**EXERCISE**
Write out each line in which the string "code" is present.

####################

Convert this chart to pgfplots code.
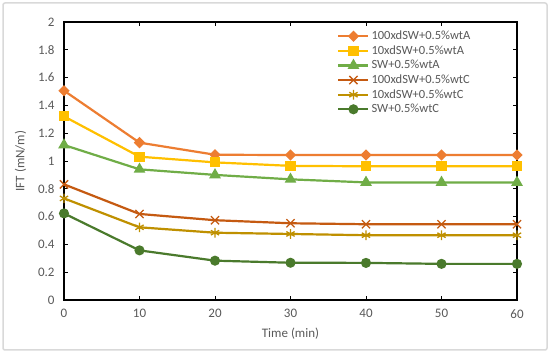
\documentclass[border=0pt]{standalone}
\usepackage{pgfplots}
\pgfplotsset{compat=1.18}
\usepackage{fontspec}
\setmainfont{Carlito}
\usetikzlibrary{plotmarks}
\definecolor{cA1}{HTML}{ED7D31}
\definecolor{cA2}{HTML}{FFC000}
\definecolor{cA3}{HTML}{70AD47}
\definecolor{cC1}{HTML}{C55A11}
\definecolor{cC2}{HTML}{BF9000}
\definecolor{cC3}{HTML}{4A7A2C}
\definecolor{tgray}{HTML}{595959}
\begin{document}
\begin{tikzpicture}
\path[fill=white] (0bp,0bp) rectangle (550bp,353bp);
\draw[color=black!15, line width=1.5bp, rounded corners=2bp] (3bp,3bp) rectangle (547bp,350bp);
\begin{axis}[
  at={(64bp,53bp)}, anchor=south west,
  scale only axis, width=453bp, height=278bp,
  xmin=0, xmax=60, ymin=0, ymax=2,
  xtick={0,10,...,60}, ytick={0,0.2,...,2.0},
  yticklabels={0,0.2,0.4,0.6,0.8,1,1.2,1.4,1.6,1.8,2},
  tick align=inside, major tick length=4bp,
  tick style={black, line width=0.8bp},
  axis line style={black, line width=1.2bp},
  clip=false,
  ticklabel style={font=\fontsize{13bp}{15bp}\selectfont, text=tgray},
  /pgf/number format/assume math mode=true,
  xticklabel style={yshift=-6bp},
  yticklabel style={xshift=-6bp},
  xlabel={Time (min)}, ylabel={IFT (mN/m)},
  label style={font=\fontsize{13bp}{15bp}\selectfont, text=tgray},
  xlabel style={yshift=-3bp},
  ylabel style={yshift=5bp},
  every axis plot/.append style={line width=2.2bp},
  legend style={draw=none, fill=none, at={(0.603,0.975)}, anchor=north west,
    font=\fontsize{12.5bp}{15bp}\selectfont, text=tgray,
    row sep=0.5bp, inner sep=0pt, cells={anchor=west}},
  legend image code/.code={\draw[mark repeat=2,mark phase=2] plot coordinates {(0bp,0bp) (15bp,0bp) (30bp,0bp)};},
]
\addplot[color=cA1, mark=square*, mark size=2.9bp, mark options={solid, rotate=45}] coordinates {(0,1.506) (10,1.132) (20,1.045) (30,1.043) (40,1.043) (50,1.043) (60,1.043)};
\addlegendentry{100xdSW+0.5\%wtA}
\addplot[color=cA2, mark=square*, mark size=4bp] coordinates {(0,1.321) (10,1.031) (20,0.99) (30,0.965) (40,0.962) (50,0.962) (60,0.962)};
\addlegendentry{10xdSW+0.5\%wtA}
\addplot[color=cA3, mark=triangle*, mark size=4.6bp] coordinates {(0,1.115) (10,0.94) (20,0.90) (30,0.868) (40,0.846) (50,0.846) (60,0.846)};
\addlegendentry{SW+0.5\%wtA}
\addplot[color=cC1, mark=x, mark size=5.8bp, mark options={line width=1.3bp}] coordinates {(0,0.832) (10,0.619) (20,0.574) (30,0.552) (40,0.545) (50,0.545) (60,0.545)};
\addlegendentry{100xdSW+0.5\%wtC}
\addplot[color=cC2, mark=asterisk, mark size=4.8bp, mark options={line width=1.3bp}] coordinates {(0,0.731) (10,0.523) (20,0.484) (30,0.475) (40,0.466) (50,0.466) (60,0.466)};
\addlegendentry{10xdSW+0.5\%wtC}
\addplot[color=cC3, mark=*, mark size=3.9bp] coordinates {(0,0.623) (10,0.357) (20,0.283) (30,0.268) (40,0.267) (50,0.260) (60,0.260)};
\addlegendentry{SW+0.5\%wtC}
\end{axis}
\end{tikzpicture}
\end{document}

####################

**TASK SOLUTION**
Convert this chart to pgfplots code.
  legend image code/.code={\draw[mark repeat=2,mark phase=2] plot coordinates {(0bp,0bp) (15bp,0bp) (30bp,0bp)};},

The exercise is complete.